Off-Balance Sheet Arrangements
Management Agreement
On June 19, 1993, two subsidiaries of the Company, Casino World Inc. and Mississippi Gaming Corporation, entered into a Management Agreement with Casinos Austria Maritime Corporation (CAMC). Subject to certain conditions, under the Management Agreement, CAMC would operate, on an exclusive basis, all of the Company’s proposed dockside gaming casinos in the State of Mississippi, including any operation fifty percent (50%) or more of which is owned by the Company or its affiliates. Unless terminated earlier pursuant to the provisions of the Agreement, the Agreement terminates five years from the first day of actual Mississippi gaming operations and provides for the payment of an annual operational term management fee of 1.2% of all gross gaming revenues between zero and $100,000,000; plus 0.75% of gross gaming revenue between $100,000,000 and $140,000,000; plus 0.5% of gross gaming revenue above $140,000,000; plus two percent of the net gaming revenue between zero and $25,000,000; plus three percent of the net gaming revenue above twenty-five million dollars $25,000,000. The Company believes this Agreement is no longer in effect. However, there can be no assurance that CAMC will not attempt to maintain otherwise which would lead to litigation.
Related Party
In July 2017, the Chairman of the Board paid $67,628 for all property taxes due, together with all interest due thereon, to Hancock County, Mississippi for an approximate 400-acre tract of land (“the Diamondhead Property”), owned by Mississippi Gaming Corporation, a wholly-owned subsidiary of the Company. In 2018, the Chairman advanced additional funds totaling $205,250 to the Company. In 2019, the Chairman advanced additional funds totaling $125,396 to the Company. In 2020, the Chairman advanced additional funds totaling $69,679 to the Company. The conditions of the notes under which the Chairman agreed to make the foregoing payments and advances are discussed in full detail in Note 8 of the attached unaudited condensed consolidated financial statements.
Of particular note to these conditions is that the Company agreed to indemnify the Chairman for losses, if any, sustained on the sale of certain common stock sold in an unrelated company to pay the property taxes due on the Diamondhead, Mississippi Property and to lend additional funds to the Company. On February 4, 2022, the Board of Directors entered into an agreement with the Chairman to issue 35,000 shares of common stock of the Company to the Chairman to repurchase the indemnification. This repurchase eliminates any risk to the Company arising from the indemnification which could have been material. During the three months ended March 31, 2023, the Company recorded stock-based compensation of NIL for the fair value of these shares, which have not yet been issued as of the issuance date of the attached unaudited condensed consolidated financial statements.

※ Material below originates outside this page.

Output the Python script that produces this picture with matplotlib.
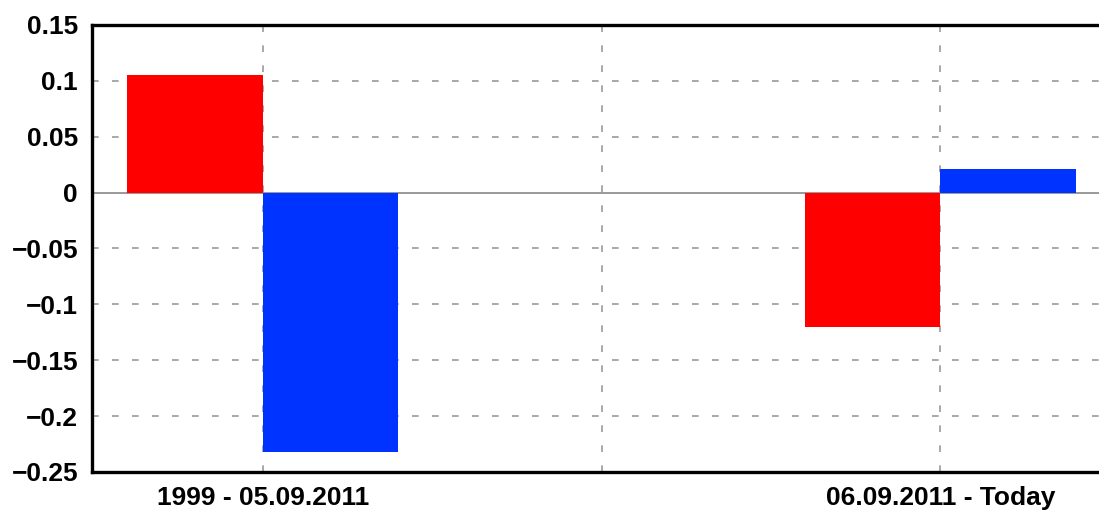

There are no other off-balance sheet arrangements that have, or are reasonably likely to have, a current or future effect on our financial condition, changes in financial condition, revenues and expenses, results of operations, liquidity, capital expenditures or capital resources, that are material to our stockholders.
Critical Accounting Policies
Refer to Note 3 of the notes to the unaudited condensed consolidated financial statements.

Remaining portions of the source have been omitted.